Seminars & Colloquia

Mark Hoemmen

Sandia National Laboratories

"Kokkos: Manycore performance portability, for both applications and researchers "

Thursday October 15, 2015 11:00 AM
Location: 3211, EBII NCSU Centennial Campus
(Visitor parking instructions)

 

Abstract:

Kokkos lets applications and libraries implement shared-memory parallel algorithms that are performance portable across many different computer architectures. It is a library implemented in standard C++. 'Performance portable' means that Kokkos provides abstractions for parallel execution and data access, which it then maps efficiently to an underlying run-time environment such as OpenMP, Pthreads, or CUDA. By integrating execution and data mapping into a single programming model, Kokkos eliminates the contemporary array-of-structures versus structure-of-arrays dilemma from user code.

Kokkos' programming model consists of the following extensible abstractions: execution spaces where computations execute, execution policies for scheduling computations, parallel patterns, memory spaces where data is allocated, array layouts mapping multi-indices onto memory, and data access intent traits to portably map data accesses to architecture-specific mechanisms such as GPU texture cache.

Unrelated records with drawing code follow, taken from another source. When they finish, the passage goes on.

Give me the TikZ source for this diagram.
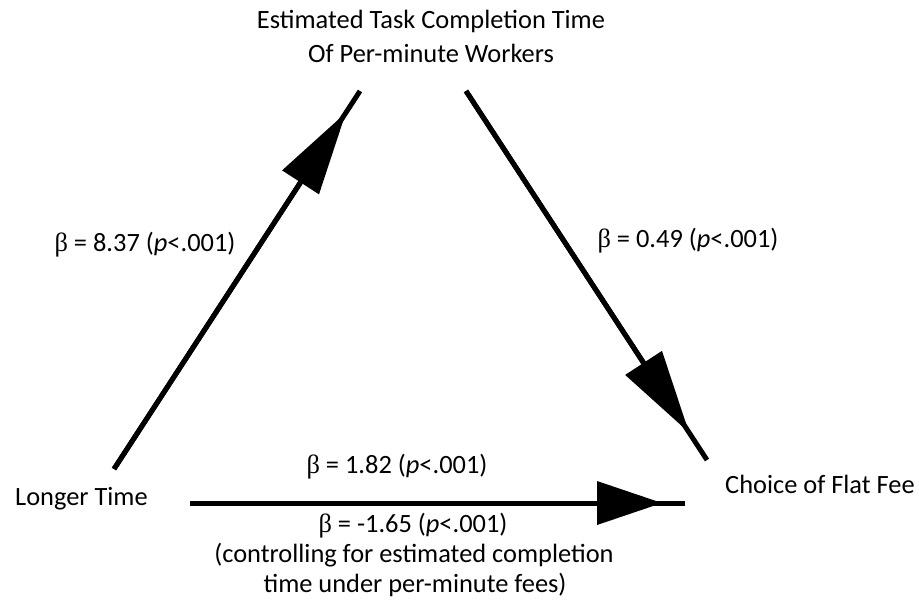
\documentclass[tikz,border=0pt]{standalone}
\usepackage{fontspec}
\setmainfont{Carlito}
\newfontfamily\betafont{Liberation Serif}
\usetikzlibrary{arrows.meta,calc}
\newcommand{\bt}{{\betafont β}}

\begin{document}
\begin{tikzpicture}[x=1pt, y=-1pt, font=\fontsize{26.4}{30}\selectfont]
    \useasboundingbox (0,0) rectangle (919,611);
    \tikzset{
        wire/.style={line width=5pt},
        varbox/.style={inner sep=0pt, align=center},
        coef/.style={inner sep=0pt, anchor=base, align=center}
    }

    % Variables
    \node[varbox, anchor=base, font=\fontsize{26.4}{34}\selectfont] (mediator) at (431,62)
        {Estimated Task Completion Time\\Of Per-minute Workers};
    \node[varbox, anchor=base west] (longer) at (15,505) {Longer Time};
    \node[varbox, anchor=base west] (flatfee) at (725,493) {Choice of Flat Fee};

    % Path ends
    \coordinate (a1) at (114,469);
    \coordinate (a2) at (360,91);
    \coordinate (b1) at (466,91);
    \coordinate (b2) at (707,460);
    \coordinate (c1) at (190,503);
    \coordinate (c2) at (685,503);

    % Each path: full line, head sits a bit before the end.
    \foreach \from/\to/\len/\gap in {a1/a2/83/26, b1/b2/83/33, c1/c2/65/23} {
        \draw[wire] (\from) -- (\to);
        \draw[wire, -{Triangle[length=\len pt, width=44pt, line width=0pt]}]
            (\from) -- ($(\to)!\gap pt!(\from)$);
    }

    % Coefficients
    \node[coef] (coefa) at (145,251) {\bt{} = 8.37 (\textit{p}<.001)};
    \node[coef] (coefb) at (688,247) {\bt{} = 0.49 (\textit{p}<.001)};
    \node[coef] (coefc) at (397,473) {\bt{} = 1.82 (\textit{p}<.001)};
    \node[coef] (coefd) at (413,532) {\bt{} = -1.65 (\textit{p}<.001)};
    \node[coef] (note) at (414,562)
        {(controlling for estimated completion};
    \node[coef] (note2) at (415,592)
        {time under per-minute fees)};
\end{tikzpicture}
\end{document}
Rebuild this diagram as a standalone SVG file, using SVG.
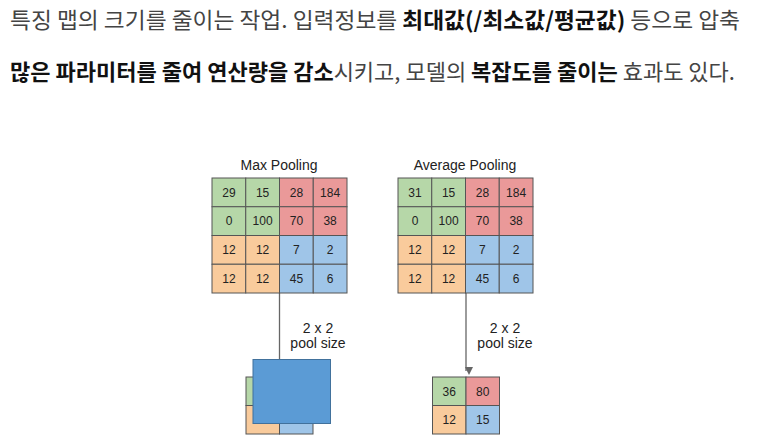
<svg xmlns="http://www.w3.org/2000/svg" width="757" height="444" viewBox="0 0 757 444">
<defs>
<style>
.kr{font-family:"Noto Sans CJK KR","Noto Sans",sans-serif;font-size:22px;fill:#444}
.b{font-weight:bold;fill:#111}
.g{fill:#b6d7a8}.r{fill:#ea9999}.o{fill:#f9cb9c}.u{fill:#9fc5e8}
.cell{stroke:#555;stroke-width:1}
.num{font-family:"Liberation Sans",Arial,sans-serif;font-size:12px;fill:#222;text-anchor:middle}
.ttl{font-family:"Liberation Sans",Arial,sans-serif;font-size:14px;fill:#222;text-anchor:middle}
.conn{stroke:#666;stroke-width:1.3;fill:none}
</style>
<marker id="ah" markerWidth="8" markerHeight="8" refX="4" refY="7" orient="auto" markerUnits="userSpaceOnUse" viewBox="0 0 8 8">
<path d="M0,0 L8,0 L4,8 Z" fill="#666" transform="rotate(-90 4 4)"/>
</marker>
</defs>
<rect width="757" height="444" fill="#fff"/>
<text class="kr" x="10" y="28" textLength="730" lengthAdjust="spacingAndGlyphs">특징 맵의 크기를 줄이는 작업. 입력정보를 <tspan class="b">최대값(/최소값/평균값)</tspan> 등으로 압축</text>
<text class="kr" x="10" y="80" textLength="725" lengthAdjust="spacingAndGlyphs"><tspan class="b">많은 파라미터를 줄여 연산량을 감소</tspan>시키고, 모델의 <tspan class="b">복잡도를 줄이는</tspan> 효과도 있다.</text>

<text class="ttl" x="279" y="170">Max Pooling</text>
<text class="ttl" x="465" y="170">Average Pooling</text>

<g id="connectors">
<line class="conn" x1="279.5" y1="293" x2="279.5" y2="360"/>
<line class="conn" x1="466" y1="293" x2="466" y2="371" marker-end="url(#ah)"/>
</g>

<g id="max-input">
<rect class="cell g" x="212" y="178" width="33.75" height="28.75"/>
<rect class="cell g" x="245.75" y="178" width="33.75" height="28.75"/>
<rect class="cell r" x="279.5" y="178" width="33.75" height="28.75"/>
<rect class="cell r" x="313.25" y="178" width="33.75" height="28.75"/>
<rect class="cell g" x="212" y="206.75" width="33.75" height="28.75"/>
<rect class="cell g" x="245.75" y="206.75" width="33.75" height="28.75"/>
<rect class="cell r" x="279.5" y="206.75" width="33.75" height="28.75"/>
<rect class="cell r" x="313.25" y="206.75" width="33.75" height="28.75"/>
<rect class="cell o" x="212" y="235.5" width="33.75" height="28.75"/>
<rect class="cell o" x="245.75" y="235.5" width="33.75" height="28.75"/>
<rect class="cell u" x="279.5" y="235.5" width="33.75" height="28.75"/>
<rect class="cell u" x="313.25" y="235.5" width="33.75" height="28.75"/>
<rect class="cell o" x="212" y="264.25" width="33.75" height="28.75"/>
<rect class="cell o" x="245.75" y="264.25" width="33.75" height="28.75"/>
<rect class="cell u" x="279.5" y="264.25" width="33.75" height="28.75"/>
<rect class="cell u" x="313.25" y="264.25" width="33.75" height="28.75"/>
<text class="num" x="229" y="196.7">29</text><text class="num" x="262.6" y="196.7">15</text><text class="num" x="296.4" y="196.7">28</text><text class="num" x="330.1" y="196.7">184</text>
<text class="num" x="229" y="225.4">0</text><text class="num" x="262.6" y="225.4">100</text><text class="num" x="296.4" y="225.4">70</text><text class="num" x="330.1" y="225.4">38</text>
<text class="num" x="229" y="254.2">12</text><text class="num" x="262.6" y="254.2">12</text><text class="num" x="296.4" y="254.2">7</text><text class="num" x="330.1" y="254.2">2</text>
<text class="num" x="229" y="282.9">12</text><text class="num" x="262.6" y="282.9">12</text><text class="num" x="296.4" y="282.9">45</text><text class="num" x="330.1" y="282.9">6</text>
</g>

<g id="avg-input">
<rect class="cell g" x="398" y="178" width="33.75" height="28.75"/>
<rect class="cell g" x="431.75" y="178" width="33.75" height="28.75"/>
<rect class="cell r" x="465.5" y="178" width="33.75" height="28.75"/>
<rect class="cell r" x="499.25" y="178" width="33.75" height="28.75"/>
<rect class="cell g" x="398" y="206.75" width="33.75" height="28.75"/>
<rect class="cell g" x="431.75" y="206.75" width="33.75" height="28.75"/>
<rect class="cell r" x="465.5" y="206.75" width="33.75" height="28.75"/>
<rect class="cell r" x="499.25" y="206.75" width="33.75" height="28.75"/>
<rect class="cell o" x="398" y="235.5" width="33.75" height="28.75"/>
<rect class="cell o" x="431.75" y="235.5" width="33.75" height="28.75"/>
<rect class="cell u" x="465.5" y="235.5" width="33.75" height="28.75"/>
<rect class="cell u" x="499.25" y="235.5" width="33.75" height="28.75"/>
<rect class="cell o" x="398" y="264.25" width="33.75" height="28.75"/>
<rect class="cell o" x="431.75" y="264.25" width="33.75" height="28.75"/>
<rect class="cell u" x="465.5" y="264.25" width="33.75" height="28.75"/>
<rect class="cell u" x="499.25" y="264.25" width="33.75" height="28.75"/>
<text class="num" x="415" y="196.7">31</text><text class="num" x="448.6" y="196.7">15</text><text class="num" x="482.4" y="196.7">28</text><text class="num" x="516.1" y="196.7">184</text>
<text class="num" x="415" y="225.4">0</text><text class="num" x="448.6" y="225.4">100</text><text class="num" x="482.4" y="225.4">70</text><text class="num" x="516.1" y="225.4">38</text>
<text class="num" x="415" y="254.2">12</text><text class="num" x="448.6" y="254.2">12</text><text class="num" x="482.4" y="254.2">7</text><text class="num" x="516.1" y="254.2">2</text>
<text class="num" x="415" y="282.9">12</text><text class="num" x="448.6" y="282.9">12</text><text class="num" x="482.4" y="282.9">45</text><text class="num" x="516.1" y="282.9">6</text>
</g>

<g id="max-label">
<text class="ttl" x="318" y="333">2 x 2</text>
<text class="ttl" x="318" y="347.5">pool size</text>
</g>
<g id="avg-label">
<text class="ttl" x="505" y="333">2 x 2</text>
<text class="ttl" x="505" y="347.5">pool size</text>
</g>

<g id="max-output">
<rect class="cell g" x="246" y="377" width="33.5" height="28.5"/>
<rect class="cell r" x="279.5" y="377" width="33.5" height="28.5"/>
<rect class="cell o" x="246" y="405.5" width="33.5" height="28.5"/>
<rect class="cell u" x="279.5" y="405.5" width="33.5" height="28.5"/>
<text class="num" x="262.7" y="424.2">12</text><text class="num" x="296.2" y="424.2">15</text>
</g>

<g id="blue-box">
<rect x="253" y="359.5" width="77.5" height="64" fill="#5b9bd5" stroke="#41719c" stroke-width="1"/>
</g>

<g id="avg-output">
<rect class="cell g" x="432.5" y="377" width="33.5" height="28.5"/>
<rect class="cell r" x="466" y="377" width="33.5" height="28.5"/>
<rect class="cell o" x="432.5" y="405.5" width="33.5" height="28.5"/>
<rect class="cell u" x="466" y="405.5" width="33.5" height="28.5"/>
<text class="num" x="449.2" y="395.7">36</text><text class="num" x="482.7" y="395.7">80</text>
<text class="num" x="449.2" y="424.2">12</text><text class="num" x="482.7" y="424.2">15</text>
</g>
</svg>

 Academics should be interested in Kokkos for the following reasons:

 1. It is open source and available on Github.

2. It lets you write code once, that performs reasonably well on widely different computer architectures.

3. You can either write to Kokkos directly, or use it as a compilation target for higher-level / domain-specific languages or autotuning.

4. You can use it as a research vehicle for parallel algorithms, run-time systems, fault tolerance, and hardware / software codesign.

5. Real applications use it right now. It's tested nightly. We pay attention to bug reports and pull requests.

 

Short Bio:

Mark Hoemmen is research and development staff at Sandia National Laboratories in Albuquerque, New Mexico. His research focuses on parallel numerical linear algebra, fault tolerance, parallel programming models, and performance tuning. He has a strong interest in software development as well, and spend much of his time on the Trilinos (trilinos.org) and Kokkos software projects.